Fascinating as she is, Leta gets a little lost in the colossal amount of story that The Crimes of Grindelwald packs into its 133-minute runtime, and her death leaves a number of questions unfortunately unanswered. It’s hard not to leave the movie thinking that every on-screen moment Depp's rote reprobate spends skulking in a Parisian parlor would have been better spent on a story like her’s: a multi-racial Slytherin witch with warring streaks of darkness and light in her, who holds one of the keys to the mystery of Credence’s sought-after family history. In fact, there’s an argument to be made that with a little more exploration into Leta's story, this installment could easily have been titled The Crimes of the Lestrange Family.

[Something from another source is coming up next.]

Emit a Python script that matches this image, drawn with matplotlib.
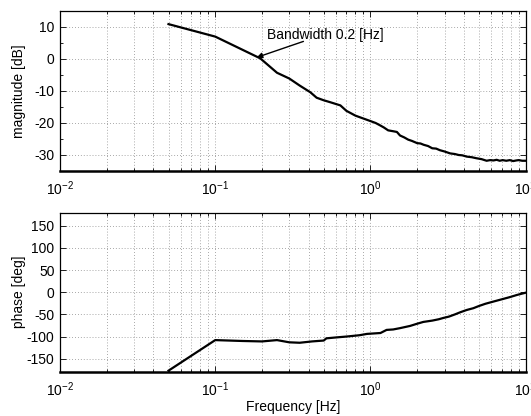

So, here’s hoping we get to see more of Kravitz’s character in future Fantastic Beasts films -- if only in flashbacks -- to learn more about her time at Hogwarts with Newt, what happened in the interceding years, and how she ended up with Theseus instead. Her memory will almost certainly be called upon to inform the brothers’ relationships in future films in the franchise; it’s a shame she won’t be there to see it.